Gas fuelled flameless heaters rely on a flameless combustion or oxidation of a gaseous hydrocarbon fuel in order to produce heat. The hydrocarbon fuel is typically natural gas or propane. The oxidation reaction involves an exothermic reaction between the hydrocarbon fuel and oxygen, typically in the presence of a catalyst, to produce water vapor, carbon dioxide and infrared energy (i.e. heat).
A typical flameless heater includes a housing which typically contains a catalyst pad. The catalyst pad is typically located adjacent to the front of the housing. The catalyst pad includes a catalyst which is carried on a substrate to provide a catalyst bed which serves as the site of the oxidation reaction. The housing also typically contains an electrical heating element which is used to preheat the catalyst pad during start-up of the flameless heater.
The hydrocarbon fuel is delivered to the back of the flameless heater, where it is distributed so that the fuel is dispersed throughout the catalyst pad. The front of the flameless heater is covered with a screen but is otherwise open to the heater environment so that ambient air can contact the catalyst pad in order to supply the catalyst pad with the oxygen needed to react with the hydrocarbon fuel. Insulation in the form of one or more ceramic fiber pads is typically provided behind the catalyst pad so that the heat produced by the oxidation reaction is directed toward the front of the heater. The water vapor and carbon dioxide which are produced by the oxidation reaction exit the heater from the front of the catalyst pad and are typically eliminated from the heater environment with some form of venting which removes these reaction products to a location outside of the heater environment.

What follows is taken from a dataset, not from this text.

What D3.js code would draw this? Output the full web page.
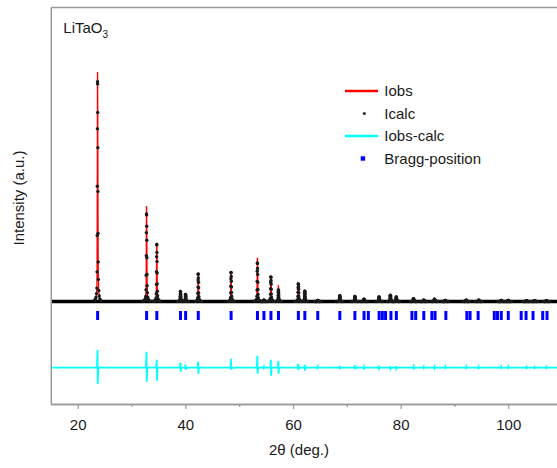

Flameless heaters provide several advantages in heating applications. First, the absence of a flame enables flameless heaters to be used in hazardous locations where flammable materials are handled, processed, used or stored. Second, the absence of carbon monoxide as a reaction product of the oxidation reaction enables flameless heaters to be used in indoor locations as long as proper ventilation is provided.
As a result of these advantages, flameless heaters are frequently used in oil and gas installations, which are often classified as Class I hazardous locations. For example, flameless heaters are often used to heat structures at oil and gas installations, which structures may be used to house equipment associated with wellheads, pipelines, batteries etc.
One characteristic of flameless heaters is that they produce low intensity infrared heat which is absorbed by objects within the range of the heater. The closer an object is to the heater, the more heat the object will absorb.
As a result of this characteristic, some attempts have been made to employ a flameless heater at oil and gas installations as a heat source for heating equipment which is located outside of the structure which houses the heater.
U.S. Pat. No. 6,776,227 (Beida et al) describes an apparatus and method for heating and preventing freeze-off of wellhead equipment. The apparatus includes a heat exchanger having an interior reservoir, a filler opening, a fluid outlet and a fluid inlet. The heat exchanger is preferably a finned radiator in the nature of an automotive radiator. The apparatus further includes a conduit loop running from the fluid outlet to the fluid inlet and a pump for circulating a fluid through the heat exchanger and the conduit loop. The conduit loop includes a supply section for supplying heat to wellhead equipment from heated fluid and a return section for returning cooled fluid to the heat exchanger.
The heat exchanger is positioned sufficiently close to a heat-radiating element of a flameless heater such as a gas catalytic heater such that the fluid within the interior reservoir of the heat exchanger may be heated by radiant heat from the flameless heater. The heat exchanger may be mounted onto the flameless heater with brackets or in some embodiments, the heat exchanger may be sandwiched between a pair of flameless heaters.
U.S. Pat. No. 6,776,227 (Beida et al) further describes a gas supply system for use with a heating apparatus including a heat exchanger, a gas heater and a gas-driven pump for circulating fluid from the heat exchanger, which gas supply system includes a primary gas line for delivering pressurized gas from a main gas supply for driving the pump, a secondary gas line for carrying exhaust gas from the pump to the gas heater to fuel the heater, a back-up fuel gas supply line in communication with the secondary gas line, a valve mounted in the back-up fuel gas supply line, and a valve-actuating means for opening and closing the valve. The gas supply system enables a single source of gas both to drive the gas-driven pump and fuel the gas heater.
The invention described in U.S. Pat. No. 6,776,227 (Beida et al) relies upon positioning the heat exchanger sufficiently close to the flameless heater so that radiant heat from the flameless heater provides heat to the heat exchanger. The use of radiant heat results in the apparatus being relatively inefficient, with the degree of inefficiency being directly proportional to the distance between the heat exchanger and the flameless heater.
There remains a need for a heat exchanging apparatus which utilizes a flameless heater as a heat source for a heat exchanger loop, but which is relatively more efficient than the apparatus described in U.S. Pat. No. 6,776,227 (Beida et al).